== COLLECTED DATA ==
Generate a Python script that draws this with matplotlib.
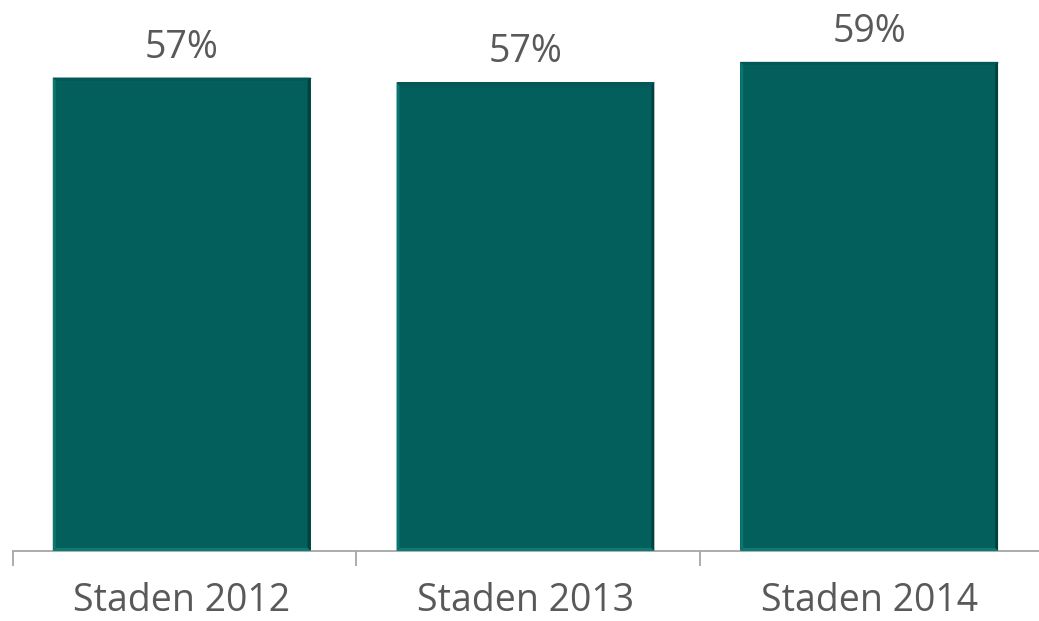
import matplotlib
matplotlib.use("Agg")
import matplotlib.pyplot as plt
from matplotlib.patches import Polygon

categories = ["Staden 2012", "Staden 2013", "Staden 2014"]
values = [57.4, 56.8, 59.3]
labels = ["57%", "57%", "59%"]

W, H = 1039, 621
fig = plt.figure(figsize=(W / 100, H / 100), dpi=100)
# axes runs off the right edge; baseline near the bottom
left_px, span_px, base_px = 9.8, 1034.0, 551.0
ax = fig.add_axes([left_px / W, 1 - base_px / H, span_px / W, base_px / H])
ax.set_xlim(-0.5, 2.5)
ax.set_ylim(0, 66.8)

face = "#025f5c"
bw = 0.75
bars = ax.bar(range(len(values)), values, width=bw, color=face, zorder=2)

# bevelled edges on each bar
dx = 3.0 * 3 / span_px
dy = 66.8 / base_px * 3.0
for b in bars:
    xl, xr = b.get_x(), b.get_x() + b.get_width()
    yb, yt = 0, b.get_height()
    shades = [
        ([(xl, yb), (xl + dx, yb + dy), (xl + dx, yt - dy), (xl, yt)], "#0b7570"),  # left
        ([(xl, yt), (xl + dx, yt - dy), (xr - dx, yt - dy), (xr, yt)], "#035754"),  # top
        ([(xr, yt), (xr - dx, yt - dy), (xr - dx, yb + dy), (xr, yb)], "#01423f"),  # right
        ([(xl, yb), (xl + dx, yb + dy), (xr - dx, yb + dy), (xr, yb)], "#0e7a74"),  # bottom
    ]
    for pts, c in shades:
        ax.add_patch(Polygon(pts, closed=True, color=c, lw=0, zorder=3))
    ax.plot([xl, xr], [yt, yt], color="#c8d0cf", lw=0.8, zorder=1)

font = "Open Sans"
fs = 27
for i, (v, t) in enumerate(zip(values, labels)):
    ax.annotate(t, (i, v), xytext=(0, 14.4), textcoords="offset points",
                ha="center", va="baseline", fontsize=fs, color="#595959",
                family=font)

for i, c in enumerate(categories):
    ax.annotate(c, (i, 0), xytext=(0, -43.0), textcoords="offset points",
                ha="center", va="baseline", fontsize=fs, color="#595959",
                family=font, annotation_clip=False)

# category separators sit slightly right of the half-way points
sep = [k - 0.5 + 0.008 for k in range(len(categories) + 1)]
for s in ["top", "right", "left"]:
    ax.spines[s].set_visible(False)
ax.spines["bottom"].set_color("#a6a6a6")
ax.spines["bottom"].set_linewidth(1.3)
ax.spines["bottom"].set_bounds(sep[0], 2.5)
ax.set_yticks([])
ax.set_xticks(sep)
ax.set_xticklabels([])
ax.tick_params(axis="x", length=11, width=1.3, color="#a6a6a6")

fig.savefig("out.png", dpi=100)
===
DIRECTIONS FOR THIS TASK: Write out an exact copy of the listing, first line through the line containing "width=bw, color=face, zorder=2)", with the pictures left out.

THE OUTPUT:
Generate a Python script that draws this with matplotlib.
import matplotlib
matplotlib.use("Agg")
import matplotlib.pyplot as plt
from matplotlib.patches import Polygon

categories = ["Staden 2012", "Staden 2013", "Staden 2014"]
values = [57.4, 56.8, 59.3]
labels = ["57%", "57%", "59%"]

W, H = 1039, 621
fig = plt.figure(figsize=(W / 100, H / 100), dpi=100)
# axes runs off the right edge; baseline near the bottom
left_px, span_px, base_px = 9.8, 1034.0, 551.0
ax = fig.add_axes([left_px / W, 1 - base_px / H, span_px / W, base_px / H])
ax.set_xlim(-0.5, 2.5)
ax.set_ylim(0, 66.8)

face = "#025f5c"
bw = 0.75
bars = ax.bar(range(len(values)), values, width=bw, color=face, zorder=2)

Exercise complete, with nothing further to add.